Decapitated Kangaroo
A kangaroo has been found on a public BBQ in Diamond Creek. Twitter/3AW

Was the new Jihadi John of the Islamic State (IS) in Australia while locals were celebrating on Tuesday Australia Day? That question likely crossed the minds of revelers who went to the Diamond Creek Walking Track to have a barbecue party.

That’s because park visitors saw a trademark IS way of killing its hostages - decapitated kangaroo head. The head was placed on a barbecue hot plate, while the animal’s body was left about 60 kilometres away. Police also found a skinned rabbit near a children’s playground near the Campbell and Watkins streets intersection, reports News.com.au.

According to Huffington Post, it was a 3AW caller named Michael who saw the head while he was jogging on a nearby track. He immediately took a photo of the place and called the police.

Following the discovery of the animal cruelty at about 8:20 am, authorities closed the public barbecue. The Diamond Creek police, which is investigating the incident, is asking witnesses to come forward and helped solve the crime. Those who have any information about the incident should call Crime Stoppers at 1800 333 000.

Kangaroo slaughter for commercial purposes was allowed by the Australian federal government in 2012. The permission to kill more than 5 million of Australia’s symbol, however, must comply with the Code of Practice of the kangaroo industry that the animal must be shot once in the head only. State governments, such as Victoria, issue 850 to 2,200 permits a year that allow landholders to kill between 30,000 and 70,000 kangaroos yearly.

But Animals Australia reports that about 100,000 kangaroos killed each year do not follow the code. The kangaroos are culled for its meat, for human and animal consumption, and skin which is used to make sporting shoes, gloves and dress shoes.

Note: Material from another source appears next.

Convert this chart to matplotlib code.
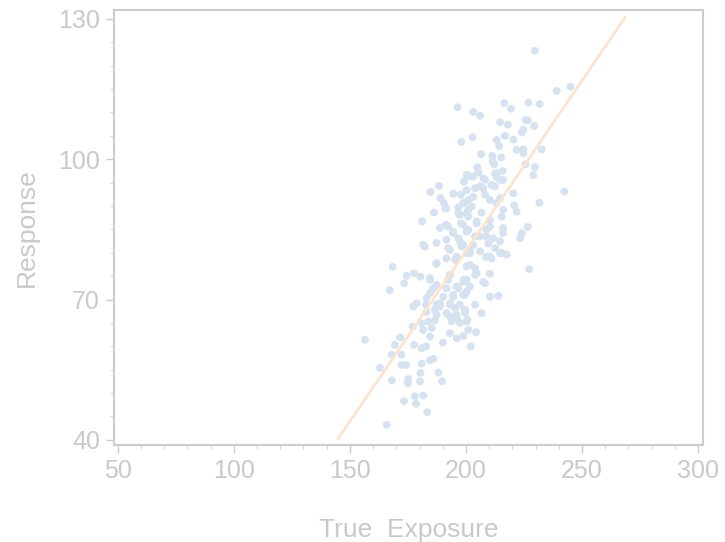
import matplotlib.pyplot as plt
from matplotlib.ticker import MultipleLocator

# values
exposure = [
    196.4, 198.0, 200.4, 229.7, 239.1, 245.0, 216.5, 219.4, 226.9, 231.7,
    203.1, 206.0, 214.7, 218.0, 225.7, 226.7, 229.4, 224.7, 224.1, 202.8,
    213.2, 216.8, 220.4, 214.3, 232.6, 206.5, 221.8, 224.7, 224.7, 211.3,
    215.1, 211.5, 212.2, 225.6, 229.7, 229.0, 204.9, 205.3, 215.8, 212.5,
    200.3, 203.1, 207.5, 213.2,
    188.4, 184.8, 189.0, 190.5, 199.1, 194.5, 197.7, 199.1, 196.7, 201.0,
    191.6, 186.2, 181.1, 197.4, 200.3, 188.8, 191.4, 194.5, 198.8, 201.0,
    191.6, 196.7, 181.6, 193.1, 198.1, 200.3, 191.6, 195.3, 187.3, 168.4,
    174.4, 177.6, 180.4, 173.4, 167.2, 184.5, 187.3, 192.3, 196.7, 199.1,
    184.5, 190.2, 194.5, 199.6, 178.7, 182.8, 187.3, 193.1, 197.4, 177.3,
    242.4, 231.6, 220.4, 220.8, 221.8, 226.6, 224.0, 223.3, 227.2, 214.7,
    216.0, 215.4, 216.0, 213.2, 212.5, 214.7, 206.0, 208.2, 203.1, 200.3,
    198.8, 201.0, 206.7, 210.3, 204.6, 200.3, 208.7, 206.0, 211.7, 209.6,
    203.1, 198.8, 212.5, 201.7, 208.7, 211.0, 215.4, 217.5, 200.3, 203.9,
    203.9, 210.3, 198.8, 201.7, 208.2, 210.3, 213.9, 198.8, 203.9,
    206.7, 199.6, 200.6, 197.4, 201.0, 204.3, 198.8, 202.0,
    156.5, 162.9, 168.0, 169.4, 171.6, 168.0, 172.2, 172.2, 174.1, 173.3,
    165.8, 175.1, 174.9, 178.0, 181.6, 178.4, 183.3, 177.6, 180.9, 182.8,
    180.9, 180.4, 180.2, 184.5, 185.9, 188.1, 189.7, 190.0, 177.0, 180.9,
    183.7, 186.6, 181.6, 185.2, 184.5, 193.1, 196.0, 193.1, 196.0, 186.6,
    188.8, 195.3, 199.6,
    191.0, 197.8, 201.7, 205.3, 208.2, 213.2, 216.0, 203.9, 207.4, 211.0,
    202.4, 210.3, 214.7, 196.7, 201.0, 204.6, 197.8, 192.3, 194.5, 200.3,
    210.3, 216.0, 208.7, 203.9, 197.4, 187.3,
    182.3, 192.3, 195.9, 187.3, 201.7, 206.0, 210.3, 214.7, 201.7, 204.6,
    200.3, 193.1, 184.5, 185.9, 191.6, 195.9, 194.5, 200.3, 207.4, 183.0,
    188.8, 193.1, 183.0, 187.3, 191.6, 195.9, 199.6, 193.8, 200.3,
]
response = [
    111.1, 103.7, 96.7, 123.2, 114.6, 115.5, 112.0, 110.8, 112.1, 111.8,
    110.1, 109.3, 107.9, 107.4, 108.4, 108.3, 107.1, 106.3, 105.7, 104.7,
    104.1, 105.0, 104.2, 102.8, 102.1, 101.1, 102.0, 102.1, 101.3, 100.7,
    100.4, 99.5, 98.9, 98.9, 98.3, 96.6, 98.3, 97.1, 97.5, 96.9,
    96.5, 96.3, 95.9, 96.2,
    94.3, 93.0, 91.7, 90.6, 95.2, 92.6, 92.4, 90.6, 89.7, 91.3,
    89.5, 88.6, 86.7, 88.1, 88.5, 85.3, 86.0, 84.5, 86.0, 84.9,
    82.8, 83.1, 81.7, 80.6, 81.3, 79.9, 78.8, 78.5, 77.6, 77.0,
    75.1, 75.6, 74.9, 73.5, 72.0, 74.2, 73.1, 74.2, 72.4, 74.2,
    71.4, 70.6, 70.6, 71.0, 69.2, 68.9, 68.9, 69.2, 68.9, 68.5,
    93.1, 90.7, 92.7, 90.1, 88.8, 85.5, 84.2, 83.1, 76.5, 82.4,
    84.2, 87.7, 89.2, 90.6, 94.2, 95.6, 94.2, 92.4, 92.0, 93.4,
    90.6, 89.2, 88.6, 87.0, 86.3, 84.9, 84.9, 83.5, 83.1, 82.0,
    81.7, 81.7, 81.0, 79.9, 79.1, 78.8, 80.0, 79.6, 77.1, 76.7,
    75.3, 75.5, 73.8, 72.8, 73.5, 70.6, 70.8, 71.0, 68.9,
    67.1, 67.2, 65.7, 65.0, 63.5, 63.0, 62.2, 60.0,
    61.4, 55.4, 52.7, 60.3, 61.9, 58.2, 58.2, 56.0, 56.0, 48.3,
    43.2, 53.0, 52.1, 49.3, 49.5, 47.7, 45.9, 60.3, 59.6, 60.0,
    56.3, 54.3, 52.5, 57.0, 57.3, 54.4, 52.5, 60.8, 64.2, 64.9,
    65.3, 65.5, 63.5, 63.9, 62.1, 66.4, 66.0, 62.8, 61.7, 67.8,
    68.5, 68.2, 67.8,
    89.5, 92.4, 96.3, 97.4, 95.6, 97.0, 95.6, 93.8, 93.8, 94.5,
    89.9, 91.3, 91.7, 88.5, 87.7, 86.7, 86.3, 85.6, 84.2, 84.5,
    85.6, 85.3, 83.5, 83.5, 82.4, 82.1,
    81.3, 81.0, 79.2, 77.8, 80.6, 80.3, 79.2, 79.9, 77.4, 75.6,
    74.2, 75.3, 74.6, 72.4, 72.4, 72.8, 71.0, 71.7, 73.8, 70.3,
    69.2, 68.9, 67.4, 66.7, 67.1, 66.7, 67.4, 65.3, 65.3,
]

# fitted line, drawn across the y range of the plot
fit_x = [145.0, 268.5]
fit_y = [40.3, 130.3]

x_ticks = [50, 100, 150, 200, 250, 300]
y_ticks = [40, 70, 100, 130]

grey = "#c9c9c9"
plt.rcParams["font.family"] = ["Liberation Sans", "DejaVu Sans"]

fig = plt.figure(figsize=(7.25, 5.42), dpi=100)
ax = fig.add_axes([0.157, 0.179, 0.813, 0.8025])

ax.scatter(exposure, response, s=32, color="#d6e2f0", edgecolors="none", zorder=2)
ax.plot(fit_x, fit_y, color="#fde3cc", linewidth=1.9, zorder=3)

ax.set_xlim(48.3, 302.2)
ax.set_ylim(38.9, 131.9)
ax.set_xticks(x_ticks)
ax.set_yticks(y_ticks)
ax.xaxis.set_minor_locator(MultipleLocator(10))
ax.yaxis.set_minor_locator(MultipleLocator(5))

for side in ax.spines.values():
    side.set_color("#cccccc")
    side.set_linewidth(1.5)

ax.tick_params(which="major", length=6, width=1, color="#cccccc",
               labelcolor=grey, labelsize=18, pad=4)
ax.tick_params(which="minor", length=3, width=0.8, color="#d6d6d6")

ax.set_xlabel("True  Exposure", color=grey, fontsize=19, labelpad=25)
ax.set_ylabel("Response", color=grey, fontsize=19, labelpad=14)

fig.savefig("out.png", dpi=100)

The kangaroos are shot in remote areas, but some of the animal do not die immediately from the bullet hit and instead go through a long and painful death. Its young, the joey, are too small for commercial use. The orphaned joeys found in pouches of culled female kangaroos are also killed with a bullet or beheaded. Joey that could already jump sometimes escape, but could starve or be eaten by predators as it struggles to survive without the mother roo.

A 2009 report, commissioned by the group Animal Liberation, titled “A Shot in the Dark,” estimates that about 440,000 dependent joeys are clubbed to death or left to die of starvation when their mothers are slaughtered.